Neto de fazendeiro de café, filho de um antigo secretário de Segurança Pública do Estado, Plínio foi jovem boêmio, que atravessava madrugadas em bares pelo centro da cidade. A sala de sua casa tem móveis sólidos, de madeira boa e antiga - herança da família da mulher, Marieta. Os quadros e demais objetos são discretos, como se não quisessem agredir um ambiente que sempre deve ser harmonioso. Andando pelo escritório, Plínio pára diante do retrato amarelado do avô materno e diz: "Era um homem notável." Deputado federal, o antepassado ilustre lutou para construir uma estrada de ferro que ligaria a cidade de Taubaté ao litoral norte, abrindo espaço para exportação de café. Foi um combate parlamentar longo e derrotado. "Ele estava certo.

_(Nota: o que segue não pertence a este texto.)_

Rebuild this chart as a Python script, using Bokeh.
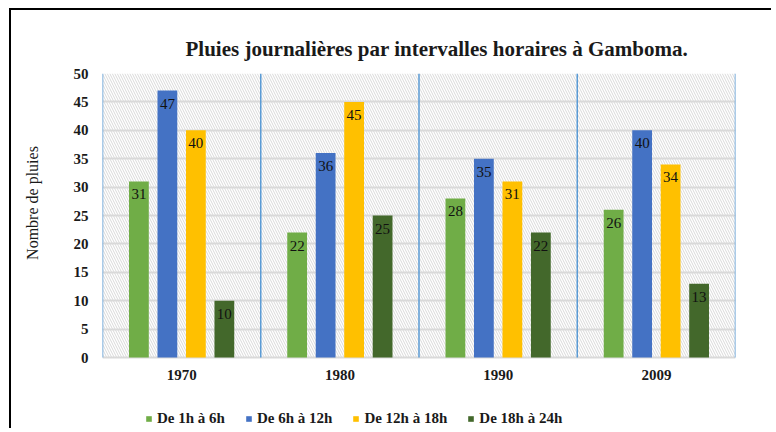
from bokeh.plotting import figure
from bokeh.models import FixedTicker, Legend, LegendItem, ColumnDataSource, Range1d, LabelSet
from bokeh.embed import file_html
from bokeh.resources import INLINE
from bokeh.core.properties import value

years = ["1970", "1980", "1990", "2009"]
series = ["De 1h à 6h", "De 6h à 12h", "De 12h à 18h", "De 18h à 24h"]
v_1h_6h = [31, 22, 28, 26]
v_6h_12h = [47, 36, 35, 40]
v_12h_18h = [40, 45, 31, 34]
v_18h_24h = [10, 25, 22, 13]
y_ticks = [0, 5, 10, 15, 20, 25, 30, 35, 40, 45, 50]

colors = ["#70ad47", "#4472c4", "#ffc000", "#43682b"]
offsets = [-0.27, -0.09, 0.09, 0.27]
all_values = [v_1h_6h, v_6h_12h, v_12h_18h, v_18h_24h]

SERIF = "Liberation Serif"
Y_MAX = 50
Y_MIN = -12.5      # room below the axis for year labels and legend
YEAR_LABEL_Y = -3.0

p = figure(frame_width=633, frame_height=355,
           min_border_left=91, min_border_right=36, min_border_top=63, min_border_bottom=0,
           x_range=Range1d(0, len(years)), y_range=Range1d(Y_MIN, Y_MAX),
           output_backend="svg", toolbar_location=None,
           title="Pluies journalières par intervalles horaires à Gamboma.")
p.styles = {"margin-left": "9px", "margin-top": "8px",
            "border-left": "2px solid black", "border-top": "2px solid black"}
p.outline_line_color = None

p.title.text_font = SERIF
p.title.text_font_size = "21px"
p.title.text_font_style = "bold"
p.title.text_color = "#1a1a1a"
p.title.align = "left"
p.title.offset = 83
p.title.standoff = 26

# hatched plot area background (0..50)
p.quad(left=[0], right=[len(years)], bottom=[0], top=[Y_MAX], fill_color=None, fill_alpha=0,
       line_color=None, hatch_pattern="\\", hatch_color="#cfcfcf",
       hatch_scale=5, hatch_weight=0.8, level="underlay")

# vertical blue separators between year groups
bounds = list(range(len(years) + 1))
p.segment(x0=bounds, y0=[0] * len(bounds), x1=bounds, y1=[Y_MAX] * len(bounds),
          line_color="#5b9bd5", line_width=1.5)

renderers = []
for vals, col, off in zip(all_values, colors, offsets):
    xs = [i + 0.5 + off for i in range(len(years))]
    src = ColumnDataSource(dict(x=xs, top=vals, lab=[str(v) for v in vals]))
    r = p.vbar(x="x", top="top", bottom=0, width=0.125, source=src,
               fill_color=col, line_color=None)
    renderers.append(r)
    p.add_layout(LabelSet(x="x", y="top", text="lab", source=src,
                          text_align="center", text_baseline="top",
                          y_offset=-8, text_font=value(SERIF),
                          text_font_size="15px", text_color="#111111"))

# year (category) labels under the plot area
p.text(x=[i + 0.5 for i in range(len(years))], y=[YEAR_LABEL_Y] * len(years), text=years,
       text_align="center", text_baseline="middle", text_font=value(SERIF),
       text_font_style="bold", text_font_size="15px", text_color="#1a1a1a")

p.xaxis.visible = False
p.xgrid.visible = False

p.yaxis.ticker = FixedTicker(ticks=y_ticks)
p.yaxis.major_tick_line_color = None
p.yaxis.minor_tick_line_color = None
p.yaxis.major_label_text_font = SERIF
p.yaxis.major_label_text_font_style = "bold"
p.yaxis.major_label_text_font_size = "15px"
p.yaxis.major_label_text_color = "#1a1a1a"
p.yaxis.axis_line_color = None
p.yaxis.major_label_standoff = 8
p.yaxis.axis_label = "\u00a0" * 24 + "Nombre de pluies"
p.yaxis.axis_label_text_font = SERIF
p.yaxis.axis_label_text_font_style = "normal"
p.yaxis.axis_label_text_font_size = "16px"
p.yaxis.axis_label_text_color = "#1a1a1a"
p.yaxis.axis_label_standoff = 30

p.ygrid.ticker = FixedTicker(ticks=y_ticks)
p.ygrid.grid_line_color = "#d9d9d9"
p.ygrid.grid_line_width = 2

legend = Legend(items=[LegendItem(label=s, renderers=[r]) for s, r in zip(series, renderers)],
                orientation="horizontal", location=(43, 1),
                glyph_width=7, glyph_height=7, label_standoff=5, spacing=20,
                label_text_font=SERIF, label_text_font_style="bold",
                label_text_font_size="15px", label_text_color="#1a1a1a",
                border_line_color=None, background_fill_alpha=0,
                padding=0, margin=0)
p.add_layout(legend, "center")

open("out.html", "w").write(file_html(p, INLINE))
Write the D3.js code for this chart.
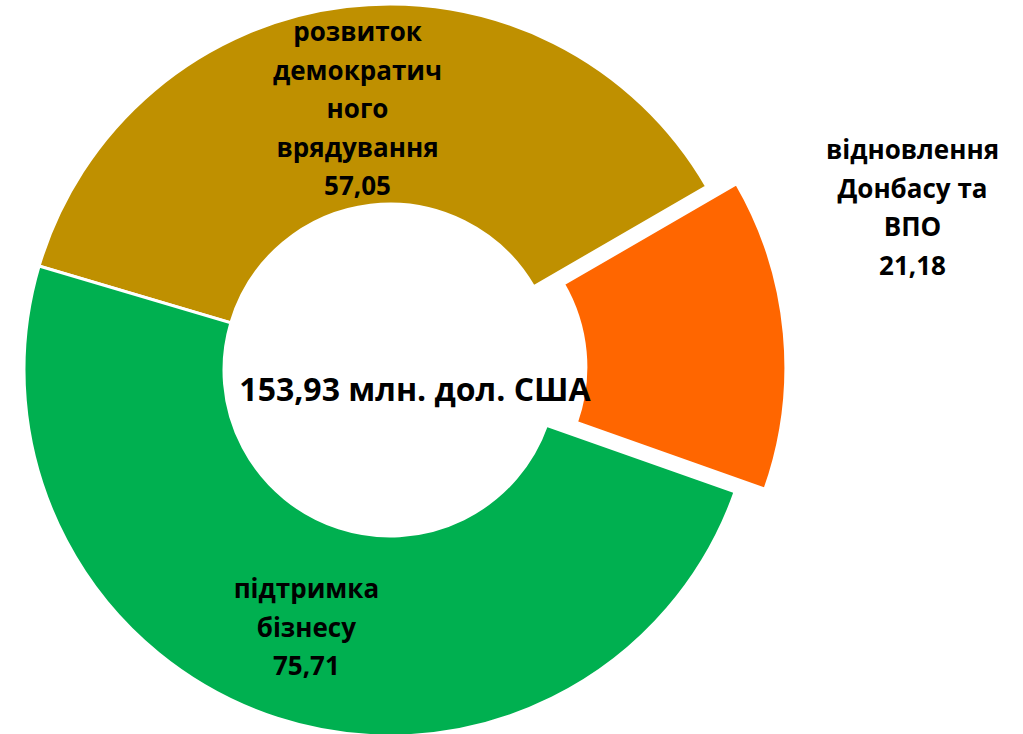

Sem a estrada de ferro, o Vale (do Paraíba) foi povoado por cidades fantasmas."

Plínio freqüenta a internet com interesse e até acha que a campanha "deveria andar onde estão os jovens". Ele gosta de falar de sua atuação no governo de Carvalho Pinto (1959-1963), para quem elaborou o Plano de Ação. "Foi a primeira vez que um governo planejou seus gastos ao longo de todo o mandato, distribuindo as despesas ao longo de quatro anos," conta. "Antes, os planos só cobriam o ano seguinte." Também foi no governo Carvalho Pinto que Plínio levantou recursos para uma reforma agrária no interior de São Paulo, uma das primeiras do País. "O governador era um conservador com preocupações sociais verdadeiras", diz. "E muito nacionalista." (Temendo provocar os aliados conservadores, Carvalho Pinto chamou a reforma agrária de "revisão agrária").

Andando pela biblioteca, Plínio apanha um volume de 700 páginas, assinado por uma estudante da USP, Larissa Mies Bombardi. É uma tese sobre a "revisão agrária" de 1961. Plínio folheia o calhamaço, com textos, mapas e até fotos de algumas famílias de agricultores assentados. Pára diante da foto de um casal de velhinhos e diz: "Acho que a vida deles melhorou." Avança mais algumas páginas, vê uma casa modesta, mas bem arrumada: "Veja isto. Não estão bem?" E assim caminha o candidato, entretido com aqueles rostos e lembranças que vêm de longe e uma campanha com tantos passos impossíveis pela frente.